While the building was originally designed by Bucharest-based architect Victor Smigelschi to be used by a Transylvanian cultural association, it was renovated in the 1960s to serve as a multi-purpose space for the city. It once housed a cinema, library and the local history and ethnography museum, in addition to a broadcasting centre.
The aim for the building’s overhaul was to once again provide the city with a multifunctional space to be used for an array of events, from conferences to exhibitions and performances.
In stripping back the building to its structure, the architect hoped to establish new spaces while maintaining traces of its former life.
“With the benefit of historical research and technical expertise, it was decided that the spatial and functional design concept of the building, which was now a ruin, would follow the initial project,” he stated.
Rusu was unable to find images of the original interior, giving the architect more freedom in this part of the project.
The main hall now features a stage and can seat up to 250 people.
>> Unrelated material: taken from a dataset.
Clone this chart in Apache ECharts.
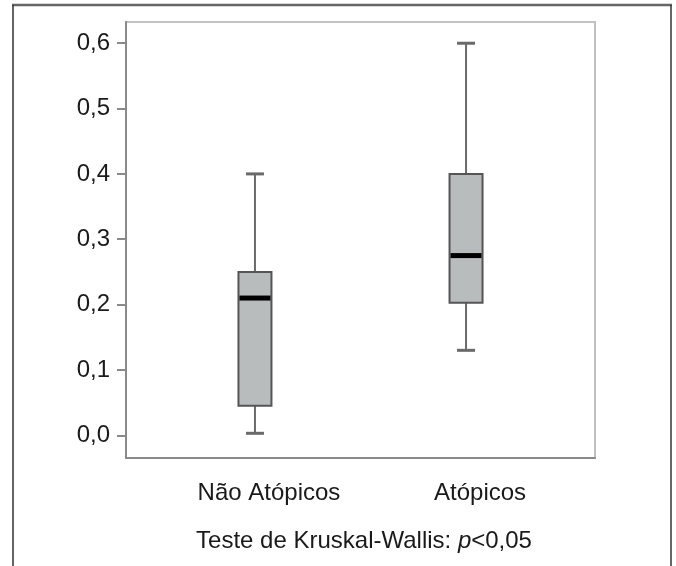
<!DOCTYPE html>
<html>
<head>
<meta charset="utf-8">
<script src="https://cdn.jsdelivr.net/npm/echarts@6/dist/echarts.min.js"></script>
<style>html,body{margin:0;padding:0;background:#fff}#c{width:676px;height:566px}</style>
</head>
<body>
<div id="c"></div>
<script>
const categories = ['Não Atópicos', 'Atópicos'];
// [min, Q1, median, Q3, max]
const naoAtopicos = [0.003, 0.045, 0.21, 0.25, 0.40];
const atopicos = [0.13, 0.203, 0.275, 0.40, 0.60];
const yTicks = [0, 0.1, 0.2, 0.3, 0.4, 0.5, 0.6];
const caption = 'Teste de Kruskal-Wallis: ';

const boxes = [naoAtopicos, atopicos];
const data = boxes.map((b, i) => [i].concat(b));
const font = 'Liberation Sans, Arial, sans-serif';
const chart = echarts.init(document.getElementById('c'));

chart.setOption({
  animation: false,
  grid: { left: 126, right: 81, top: 22, bottom: 108, show: true, borderColor: '#c2c2c2', borderWidth: 2, backgroundColor: 'transparent' },
  xAxis: {
    type: 'value', min: -0.611, max: 1.611,
    axisLine: { onZero: false, lineStyle: { color: '#8a8a8a', width: 2 } },
    axisTick: { show: false },
    splitLine: { show: false },
    axisLabel: { customValues: [0, 1], formatter: v => categories[Math.round(v)], color: '#1a1a1a', fontSize: 24, fontFamily: font, margin: 23, padding: [0, 0, 0, 28] }
  },
  yAxis: {
    type: 'value', min: -0.0348, max: 0.6325,
    axisLine: { show: true, onZero: false, lineStyle: { color: '#8a8a8a', width: 2 } },
    axisTick: { show: true, customValues: yTicks, length: 9, lineStyle: { color: '#8a8a8a', width: 2 } },
    splitLine: { show: false },
    axisLabel: { customValues: yTicks, formatter: v => v.toFixed(1).replace('.', ','), color: '#1a1a1a', fontSize: 24, fontFamily: font, margin: 16, padding: [3, 0, 0, 0] }
  },
  series: [{
    type: 'custom',
    data: data,
    encode: { x: 0, y: [1, 2, 3, 4, 5] },
    renderItem: function (params, api) {
      const x = api.value(0);
      const pMin = api.coord([x, api.value(1)]);
      const pQ1 = api.coord([x, api.value(2)]);
      const pMed = api.coord([x, api.value(3)]);
      const pQ3 = api.coord([x, api.value(4)]);
      const pMax = api.coord([x, api.value(5)]);
      const cx = pMin[0];
      const bw = 33, cw = 18;
      const wStyle = { stroke: '#6a6a6a', lineWidth: 2 };
      return {
        type: 'group',
        children: [
          { type: 'line', shape: { x1: cx, y1: pMax[1], x2: cx, y2: pQ3[1] }, style: wStyle },
          { type: 'line', shape: { x1: cx, y1: pQ1[1], x2: cx, y2: pMin[1] }, style: wStyle },
          { type: 'line', shape: { x1: cx - cw / 2, y1: pMax[1], x2: cx + cw / 2, y2: pMax[1] }, style: { stroke: '#6a6a6a', lineWidth: 3 } },
          { type: 'line', shape: { x1: cx - cw / 2, y1: pMin[1], x2: cx + cw / 2, y2: pMin[1] }, style: { stroke: '#6a6a6a', lineWidth: 3 } },
          { type: 'rect', shape: { x: cx - bw / 2, y: pQ3[1], width: bw, height: pQ1[1] - pQ3[1] }, style: { fill: '#b8bcbc', stroke: '#555', lineWidth: 2 } },
          { type: 'line', shape: { x1: cx - bw / 2 + 1, y1: pMed[1], x2: cx + bw / 2 - 1, y2: pMed[1] }, style: { stroke: '#000', lineWidth: 5 } }
        ]
      };
    }
  }],
  graphic: [
    { type: 'line', shape: { x1: 12, y1: 5, x2: 672, y2: 5 }, style: { stroke: '#666', lineWidth: 2.5 } },
    { type: 'line', shape: { x1: 13, y1: 5, x2: 13, y2: 570 }, style: { stroke: '#333', lineWidth: 1.5 } },
    { type: 'line', shape: { x1: 671, y1: 5, x2: 671, y2: 570 }, style: { stroke: '#333', lineWidth: 1.5 } },
    {
      type: 'text', x: 364, y: 541,
      style: {
        text: '{n|' + caption + '}{i|p}{n|<0,05}',
        align: 'center', verticalAlign: 'middle',
        rich: {
          n: { fontSize: 24, fontFamily: font, fill: '#1a1a1a' },
          i: { fontSize: 24, fontFamily: font, fill: '#1a1a1a', fontStyle: 'italic' }
        }
      }
    }
  ]
});
</script>
</body>
</html>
The room’s walls are stripped back to show the original brickwork. Although the building now has an entirely new roof, a number of skylights soften the contrast between new and old elements of the design.
“The new design follows two directions. Firstly, to evoke the recent tragic history of the building, and secondly, to create a flexible interior and exterior space that can easily be adapted to the needs of the community that it serves,” said the architect.
As part of its new lease of life, the restored building is now home to offices for the Romanian Academy – a cultural body that promotes the nation’s art, science and literature.